Can a countable group have uncountably many subgroups?

Question

If $G$ is a countable group,can it have an uncountable number of distinct subgroups?

Answer 1

Let $V$ be a vector space of dimension $\aleph_0$ over a countable field $F$ (so $V$ is countable) and let $B$ be a basis for $V$ over $F$. Then every subset of $B$ spans a different subspace of $V$, so $V$ has $2^{\aleph_0}$ different subspaces, and its additive group has $2^{\aleph_0}$ different subgroups.

Answer 2

One more example, using a very familiar group, the additive group $\mathbb Q$ of rational numbers. For any set $S$ of primes, consider the subgroup of $\mathbb Q$ consisting of those numbers that can be written as fractions (integer over integer) in which all the prime divisors of the denominator belong to $S$. (So, for example, when $S$ is empty, this subgroup is $\mathbb Z$, and when $S$ is the set of all primes, this subgroup is all of $\mathbb Q$.) There are continuum many choices for $S$, and each one leads to a different subgroup of $\mathbb Q$.

Answer 3

Consider the direct sum of countably many $\mathbb{Z}/2\mathbb{Z}$ groups, which I'll denote by $$G = \displaystyle \bigoplus_{n = 1}^\infty \left( \mathbb{Z} / 2\mathbb{Z} \right)_n$$ and where the index is to keep track of each copy of $\mathbb{Z}/2\mathbb{Z}$. A set of subgroups of $G$ are formed by including or excluding the $n$th copy of $\mathbb{Z}/2\mathbb{Z}$ (but as Slade corrected me in the comments, this does not give all the subgroups). Nonetheless, any infinite binary sequence yields a distinct subgroup by including those indices that are $1$ in the sequence, and so we have an injection from $2^\mathbb{N}$ into the set of subgroups of $G$. Thus the set of subgroups is uncountable.

Answer 4

A finitely presented example: the free group $\mathbb{F}_2$ of rank $2$. Indeed, it contains the free group $\mathbb{F}_{\infty}$ of countable infinite rank. Let $\{x_1,x_2,\dots\}$ be a free basis for such a subgroup. For any sequence $\mathfrak{n} = (n_i)$ of positive integers, let $S( \mathfrak{n})$ denote the free subgroup generated by $\{x_{n_1},x_{n_2}, \dots\}$. Finally, $\{S (\mathfrak{n}) \mid \mathfrak{n} \}$ defines an uncountable family of pairwise distinct subgroups.

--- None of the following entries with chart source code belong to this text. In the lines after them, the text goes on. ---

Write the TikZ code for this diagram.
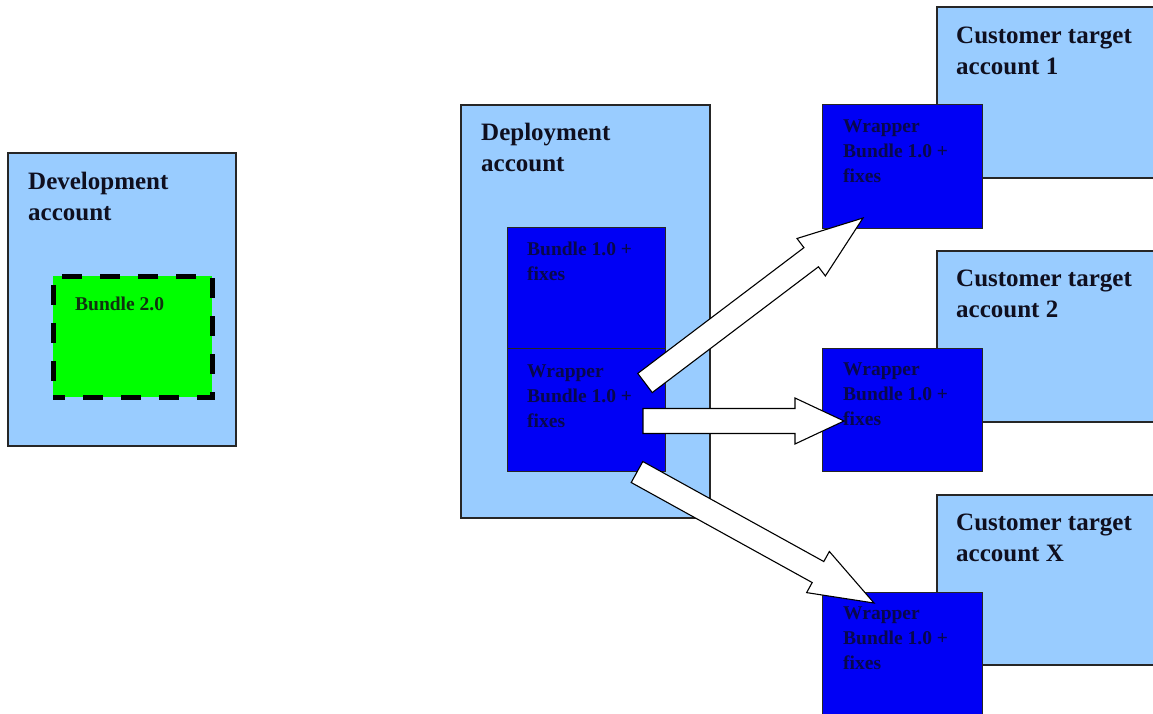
\documentclass[tikz,border=0pt]{standalone}
\usepackage{fontspec}
\setmainfont{Liberation Serif}
\usetikzlibrary{calc}

\definecolor{acctblue}{HTML}{99CCFF}
\definecolor{bundleblue}{rgb}{0,0,0.96}
\definecolor{bundlegreen}{HTML}{00FF00}
\definecolor{headink}{rgb}{0.06,0.06,0.12}
\definecolor{bundleink}{rgb}{0.03,0.03,0.3}
\definecolor{greenink}{rgb}{0.06,0.2,0.06}

\tikzset{
  arrHead/.store in=\arrHeadLen, arrHead=50pt,
  arrShaft/.store in=\arrShaftHalf, arrShaft=12pt,
  arrWing/.store in=\arrWingHalf, arrWing=23.5pt,
  % wide hollow block arrow drawn between two named points
  blockarrow/.style={draw=black, fill=white, line width=1.1pt, line join=miter,
    to path={let \p1=(\tikztostart), \p2=(\tikztotarget),
      \p3=($(\p2)!\arrHeadLen!(\p1)$) in
      ($(\p1)!\arrShaftHalf!90:(\p2)$) -- ($(\p3)!\arrShaftHalf!-90:(\p1)$)
      -- ($(\p3)!\arrWingHalf!-90:(\p1)$) -- (\p2)
      -- ($(\p3)!\arrWingHalf!90:(\p1)$) -- ($(\p3)!\arrShaftHalf!90:(\p1)$)
      -- ($(\p1)!\arrShaftHalf!-90:(\p2)$) -- cycle}},
  box/.style={rectangle, anchor=north west, inner sep=0pt, outer sep=0pt},
  acctbox/.style={box, fill=acctblue, draw=black!85, line width=1.1pt},
  bundlebox/.style={box, fill=bundleblue, draw=black!85, line width=0.9pt},
  devbundle/.style={box, fill=bundlegreen, draw=black, line width=5pt,
    dash pattern=on 20pt off 18pt, dash phase=8pt},
  hdr/.style={anchor=north west, inner sep=0pt, align=left, text=headink,
    font=\bfseries\fontsize{25}{31}\selectfont,
    execute at begin node={\rule{0pt}{18pt}}},
  sml/.style={anchor=north west, inner sep=0pt, align=left, text=bundleink,
    font=\bfseries\fontsize{19.5}{25}\selectfont,
    execute at begin node={\rule{0pt}{15pt}}},
}

\begin{document}
\begin{tikzpicture}[x=1pt,y=-1pt]
\useasboundingbox (0,0) rectangle (1153,714);
\clip (0,0) rectangle (1153,714);

% development account
\node[acctbox, minimum width=228pt, minimum height=293pt] (dev) at (8,153) {};
\node[hdr] (devT) at (28,172) {Development\\account};
\node[devbundle, minimum width=159pt, minimum height=121pt] (b2) at (53,276) {};
\node[sml, text=greenink] (b2T) at (75,295) {Bundle 2.0};

% deployment account
\node[acctbox, minimum width=249pt, minimum height=413pt] (dep) at (461,105) {};
\node[hdr] (depT) at (481,123) {Deployment\\account};
\node[bundlebox, minimum width=158pt, minimum height=121pt] (b1) at (507,227) {};
\node[sml] (b1T) at (527,242) {Bundle 1.0 +\\fixes};
\node[bundlebox, minimum width=158pt, minimum height=123pt] (wd) at (507,348) {};
\node[sml] (wdT) at (527,365) {Wrapper\\Bundle 1.0 +\\fixes};

% customer target accounts
\node[acctbox, minimum width=228pt, minimum height=171pt] (c1) at (937,7) {};
\node[hdr] (c1T) at (956,27) {Customer target\\account 1};
\node[bundlebox, minimum width=160pt, minimum height=124pt] (w1) at (822,104) {};
\node[sml] (w1T) at (843,120) {Wrapper\\Bundle 1.0 +\\fixes};

\node[acctbox, minimum width=228pt, minimum height=171pt] (c2) at (937,251) {};
\node[hdr] (c2T) at (956,270) {Customer target\\account 2};
\node[bundlebox, minimum width=160pt, minimum height=123pt] (w2) at (822,348) {};
\node[sml] (w2T) at (843,363) {Wrapper\\Bundle 1.0 +\\fixes};

\node[acctbox, minimum width=228pt, minimum height=170pt] (cx) at (937,495) {};
\node[hdr] (cxT) at (956,514) {Customer target\\account X};
\node[bundlebox, minimum width=160pt, minimum height=126pt] (wx) at (822,592) {};
\node[sml] (wxT) at (843,607) {Wrapper\\Bundle 1.0 +\\fixes};

% arrow end points
\coordinate (s1) at (645,383);
\coordinate (t1) at (863,218);
\coordinate (s2) at (643,421);
\coordinate (t2) at (844,421);
\coordinate (s3) at (637,472);
\coordinate (t3) at (874,603);

% distribution arrows
\draw[blockarrow, arrHead=65pt] (s1) to (t1);
\draw[blockarrow, arrHead=49pt, arrShaft=12.5pt, arrWing=23pt] (s2) to (t2);
\draw[blockarrow, arrHead=64pt] (s3) to (t3);
\end{tikzpicture}
\end{document}
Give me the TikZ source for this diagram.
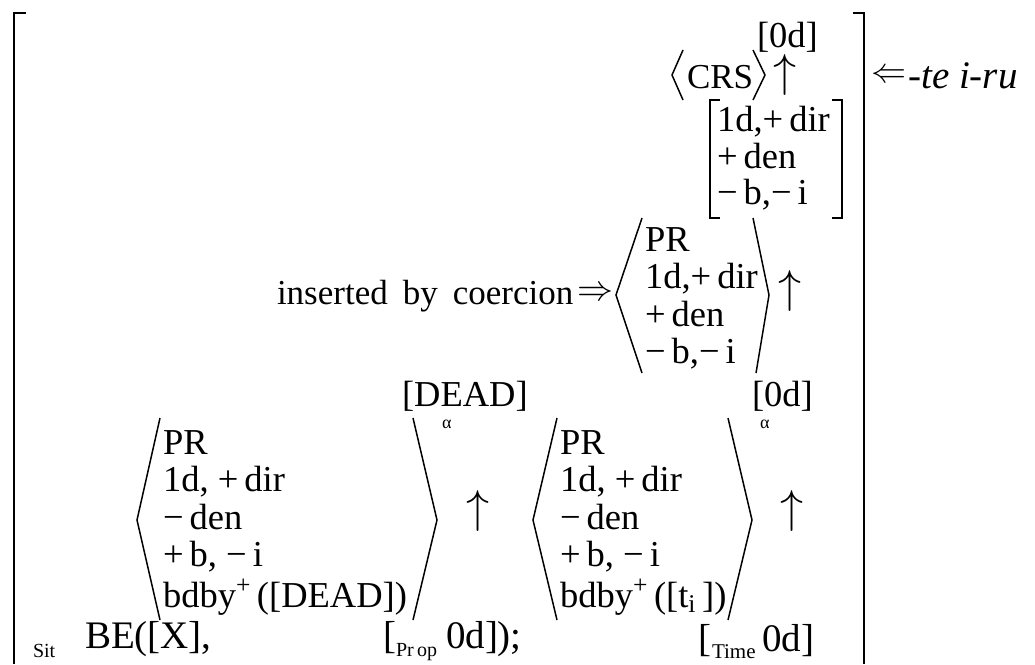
\RequirePackage{fix-cm}
\documentclass[tikz,border=0pt]{standalone}
\usepackage{graphicx}
\usepackage{fontspec}
\setmainfont{Liberation Serif}[ItalicFont={Liberation Serif Italic}]
\newcommand{\widespaces}{\spaceskip=15pt\relax}
\newcommand{\uparr}{\resizebox{!}{32pt}{$\uparrow$}}
\begin{document}
\begin{tikzpicture}[x=1pt,y=-1pt,
  txt/.style={anchor=base west,inner sep=0pt,outer sep=0pt,font=\fontsize{36.5}{40}\selectfont},
  big/.style={anchor=base west,inner sep=0pt,outer sep=0pt,font=\fontsize{39}{42}\selectfont},
  sml/.style={anchor=base west,inner sep=0pt,outer sep=0pt,font=\fontsize{20}{22}\selectfont},
  tiny/.style={anchor=base west,inner sep=0pt,outer sep=0pt,font=\fontsize{18}{20}\selectfont},
  arr/.style={anchor=center,inner sep=0pt,outer sep=0pt},
  bigbr/.style={line width=2pt},
  angbr/.style={line width=1.5pt,line join=miter},
  sqbr/.style={line width=1.6pt}]
\useasboundingbox (0,0) rectangle (1035,664);
\fill[white] (0,0) rectangle (1035,664);

% outer square brackets
\draw[bigbr] (26,13) -- (14,13) -- (14,664);
\draw[bigbr] (853,13) -- (864,13) -- (864,664);
\node[arr] (lArrow) at (889,76) {\resizebox{35pt}{!}{$\Leftarrow$}};
\node[anchor=base west,inner sep=0pt,font=\fontsize{39}{42}\selectfont\itshape] (suffix) at (908,88) {-te i-ru};

% CRS with its [0d] argument
\node[txt] (topZero) at (757,47) {[0d]};
\node[txt,font=\fontsize{35}{38}\selectfont] (crs) at (687,88) {CRS};
\draw[angbr] (683,50) -- (672,75) -- (683,100);
\draw[angbr] (753,50) -- (765,75) -- (753,100);
\node[arr] (upA) at (785,75) {\uparr};

% bracketed feature matrix
\draw[sqbr] (720,100) -- (710,100) -- (710,218) -- (720,218);
\draw[sqbr] (832,100) -- (842,100) -- (842,218) -- (832,218);
\node[txt] (mA1) at (717,131) {1d,+\,dir};
\node[txt] (mA2) at (717,168) {+\,den};
\node[txt] (mA3) at (717,204) {−\,b,−\,i};

% coerced PR
\node[txt,font=\fontsize{35}{38}\selectfont] (coerce) at (277,304) {\widespaces inserted by coercion};
\node[arr] (rArrow) at (595,294) {\resizebox{36pt}{!}{$\Rightarrow$}};
\draw[angbr] (642,218) -- (616,295) -- (642,373);
\draw[angbr] (753,218) -- (769,295) -- (756,373);
\node[txt] (mB1) at (645,251) {PR};
\node[txt] (mB2) at (645,288) {1d,+\,dir};
\node[txt] (mB3) at (645,326) {+\,den};
\node[txt] (mB4) at (645,363) {−\,b,−\,i};
\node[arr] (upB) at (790,291) {\uparr};

% [DEAD] and [0d] heads
\node[txt] (dead) at (402,406) {[DEAD]};
\node[tiny] (alphaA) at (442,428) {α};
\node[txt] (zeroB) at (752,406) {[0d]};
\node[tiny] (alphaB) at (760,428) {α};

% left PR
\draw[angbr] (160,418) -- (137,520) -- (160,620);
\draw[angbr] (413,418) -- (437,520) -- (413,620);
\node[txt] (mC1) at (163,454) {PR};
\node[txt] (mC2) at (163,491) {1d, +\,dir};
\node[txt] (mC3) at (163,529) {−\,den};
\node[txt] (mC4) at (163,566) {+\,b, −\,i};
\node[txt] (mC5) at (163,607) {bdby\textsuperscript{+}\,([DEAD])};
\node[arr] (upC) at (478,511) {\uparr};

% right PR
\draw[angbr] (557,418) -- (533,520) -- (557,620);
\draw[angbr] (728,418) -- (752,520) -- (728,620);
\node[txt] (mD1) at (560,454) {PR};
\node[txt] (mD2) at (560,491) {1d, +\,dir};
\node[txt] (mD3) at (560,529) {−\,den};
\node[txt] (mD4) at (560,566) {+\,b, −\,i};
\node[txt] (mD5) at (560,607) {bdby\textsuperscript{+}\,([t\textsubscript{i}\,])};
\node[arr] (upD) at (792,511) {\uparr};

% bottom line
\node[sml] (sit) at (33,657) {Sit};
\node[big] (be) at (85,648) {BE([X],};
\node[big] (propL) at (383,648) {[};
\node[sml] (prop) at (396,656) {Pr\,op};
\node[big] (propR) at (446,648) {0d]);};
\node[big] (timeL) at (698,651) {[};
\node[sml,font=\fontsize{21}{23}\selectfont] (time) at (712,658) {Time};
\node[big] (timeR) at (762,651) {0d]};
\end{tikzpicture}
\end{document}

More generally, it may be noticed that any SQ-universal group has uncountably many normal subgroups. Let $G$ be such a group. It is clear that a countable group has countably many 2-generated subgroups, and because there exist uncountably many non-isomorphic such groups, $G$ must have uncountably many quotients. A fortiori, $G$ has uncountably many normal subgroups.

Answer 5

In a similar vein to Andreas' answer, consider the additive group $\mathbb{Z}[X]$ of integer-coefficient polynomials (so with finitely many terms). This group is countable, but for each subset of the naturals $S \subset \mathbb{N}$ we get a subgroup $\langle \left\{ x^n \vert n \in S \right\} \rangle$ and these are all distinct.

Answer 6

The set of all bijection from $\mathbb{N}$ to $\mathbb{N}$ that forms a group and I think it has uncountably many subgroups.

Answer 7

For each $(b_n) \in \prod_{n\in \mathbb{N}}(\mathbb{Z}/2)$ consider the map from $\oplus _{n\in \mathbb{N}}(\mathbb{Z}/2)$ to $\mathbb{Z}/2$ $$(a_n) \mapsto \sum_n a_n \cdot b_n$$

take the kernel of this map; we get $2^{\aleph_0}$ subgroups of index $2$ of $\oplus _{n\in \mathbb{N}}(\mathbb{Z}/2)$.

@user1729: thanks! for correcting a previous statement about the number of subgroups of finite index of a countable group -- it may well be uncountable!

The example of @seirios: is a finitely generated group having uncountably many subgroups. However, a finitely generated group has finitely many subgroups of a given index $n$. Indeed, one can reduce to normal subgroups ( the normal core has index $N \le n!$) and then notice that there are finitely many morphisms from the groups to the finitely many groups of order $N$. Thus a finitely generated group has countably many subgroups of finite index.